▶ _Record list_:
# # #
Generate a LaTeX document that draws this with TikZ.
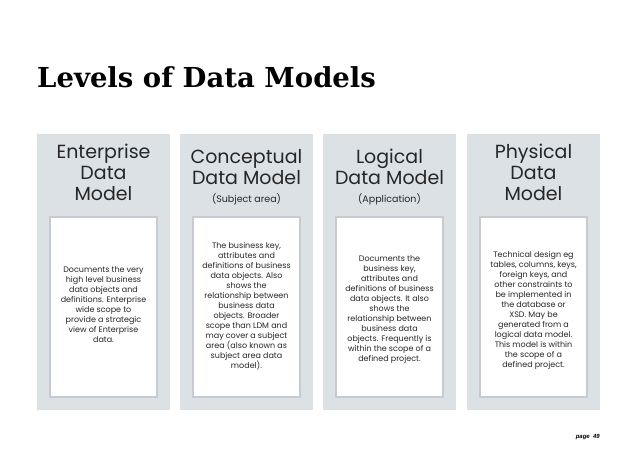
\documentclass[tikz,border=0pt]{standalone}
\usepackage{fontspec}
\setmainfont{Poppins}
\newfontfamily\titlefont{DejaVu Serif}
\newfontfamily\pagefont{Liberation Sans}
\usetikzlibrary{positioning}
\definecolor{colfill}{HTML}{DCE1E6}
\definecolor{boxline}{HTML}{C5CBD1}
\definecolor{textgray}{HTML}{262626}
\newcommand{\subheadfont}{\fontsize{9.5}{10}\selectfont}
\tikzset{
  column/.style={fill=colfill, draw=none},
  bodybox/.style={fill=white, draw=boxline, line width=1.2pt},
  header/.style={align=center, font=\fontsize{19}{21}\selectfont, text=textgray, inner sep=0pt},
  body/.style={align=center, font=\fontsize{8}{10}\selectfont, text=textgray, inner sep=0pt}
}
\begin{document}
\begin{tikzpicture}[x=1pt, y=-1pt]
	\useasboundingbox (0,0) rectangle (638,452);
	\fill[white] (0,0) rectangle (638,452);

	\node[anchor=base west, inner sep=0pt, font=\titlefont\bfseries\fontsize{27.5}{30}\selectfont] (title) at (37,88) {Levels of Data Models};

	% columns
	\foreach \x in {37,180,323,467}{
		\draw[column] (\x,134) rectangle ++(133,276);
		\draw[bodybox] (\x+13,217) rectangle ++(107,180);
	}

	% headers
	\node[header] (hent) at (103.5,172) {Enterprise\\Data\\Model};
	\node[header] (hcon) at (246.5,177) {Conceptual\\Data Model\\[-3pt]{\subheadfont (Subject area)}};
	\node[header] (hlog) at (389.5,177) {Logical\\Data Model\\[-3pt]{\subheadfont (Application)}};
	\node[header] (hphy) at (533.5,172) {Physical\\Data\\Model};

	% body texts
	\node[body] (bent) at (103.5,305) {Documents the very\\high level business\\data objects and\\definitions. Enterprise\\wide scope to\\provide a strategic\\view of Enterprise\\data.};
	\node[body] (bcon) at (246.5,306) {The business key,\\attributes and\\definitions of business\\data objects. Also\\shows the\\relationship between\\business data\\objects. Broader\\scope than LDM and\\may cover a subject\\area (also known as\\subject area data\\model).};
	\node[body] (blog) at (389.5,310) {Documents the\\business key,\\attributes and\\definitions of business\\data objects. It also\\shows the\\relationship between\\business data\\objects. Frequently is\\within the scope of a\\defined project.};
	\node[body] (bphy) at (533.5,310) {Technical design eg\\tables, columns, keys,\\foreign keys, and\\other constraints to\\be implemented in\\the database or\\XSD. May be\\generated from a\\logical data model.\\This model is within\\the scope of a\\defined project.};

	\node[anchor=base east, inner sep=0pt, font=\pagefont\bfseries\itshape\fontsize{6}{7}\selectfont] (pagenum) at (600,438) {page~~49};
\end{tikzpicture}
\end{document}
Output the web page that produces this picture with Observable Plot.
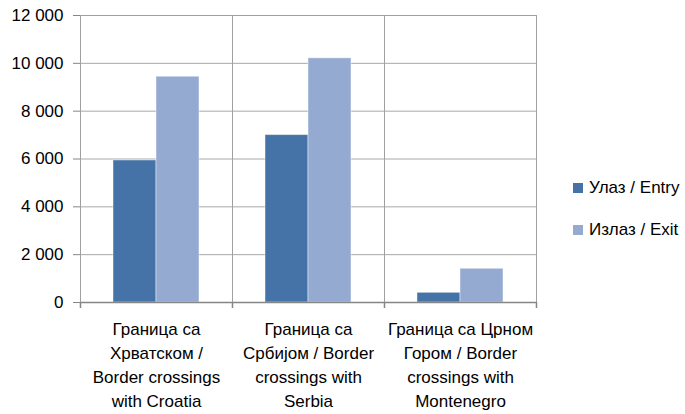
# # #
▶ _Prompt_:
Reproduce the material word for word, minus the images.

▶ _The result_:
Generate a LaTeX document that draws this with TikZ.
\documentclass[tikz,border=0pt]{standalone}
\usepackage{fontspec}
\setmainfont{Poppins}
\newfontfamily\titlefont{DejaVu Serif}
\newfontfamily\pagefont{Liberation Sans}
\usetikzlibrary{positioning}
\definecolor{colfill}{HTML}{DCE1E6}
\definecolor{boxline}{HTML}{C5CBD1}
\definecolor{textgray}{HTML}{262626}
\newcommand{\subheadfont}{\fontsize{9.5}{10}\selectfont}
\tikzset{
  column/.style={fill=colfill, draw=none},
  bodybox/.style={fill=white, draw=boxline, line width=1.2pt},
  header/.style={align=center, font=\fontsize{19}{21}\selectfont, text=textgray, inner sep=0pt},
  body/.style={align=center, font=\fontsize{8}{10}\selectfont, text=textgray, inner sep=0pt}
}
\begin{document}
\begin{tikzpicture}[x=1pt, y=-1pt]
	\useasboundingbox (0,0) rectangle (638,452);
	\fill[white] (0,0) rectangle (638,452);

	\node[anchor=base west, inner sep=0pt, font=\titlefont\bfseries\fontsize{27.5}{30}\selectfont] (title) at (37,88) {Levels of Data Models};

	% columns
	\foreach \x in {37,180,323,467}{
		\draw[column] (\x,134) rectangle ++(133,276);
		\draw[bodybox] (\x+13,217) rectangle ++(107,180);
	}

	% headers
	\node[header] (hent) at (103.5,172) {Enterprise\\Data\\Model};
	\node[header] (hcon) at (246.5,177) {Conceptual\\Data Model\\[-3pt]{\subheadfont (Subject area)}};
	\node[header] (hlog) at (389.5,177) {Logical\\Data Model\\[-3pt]{\subheadfont (Application)}};
	\node[header] (hphy) at (533.5,172) {Physical\\Data\\Model};

	% body texts
	\node[body] (bent) at (103.5,305) {Documents the very\\high level business\\data objects and\\definitions. Enterprise\\wide scope to\\provide a strategic\\view of Enterprise\\data.};
	\node[body] (bcon) at (246.5,306) {The business key,\\attributes and\\definitions of business\\data objects. Also\\shows the\\relationship between\\business data\\objects. Broader\\scope than LDM and\\may cover a subject\\area (also known as\\subject area data\\model).};
	\node[body] (blog) at (389.5,310) {Documents the\\business key,\\attributes and\\definitions of business\\data objects. It also\\shows the\\relationship between\\business data\\objects. Frequently is\\within the scope of a\\defined project.};
	\node[body] (bphy) at (533.5,310) {Technical design eg\\tables, columns, keys,\\foreign keys, and\\other constraints to\\be implemented in\\the database or\\XSD. May be\\generated from a\\logical data model.\\This model is within\\the scope of a\\defined project.};

	\node[anchor=base east, inner sep=0pt, font=\pagefont\bfseries\itshape\fontsize{6}{7}\selectfont] (pagenum) at (600,438) {page~~49};
\end{tikzpicture}
\end{document}
Output the web page that produces this picture with Observable Plot.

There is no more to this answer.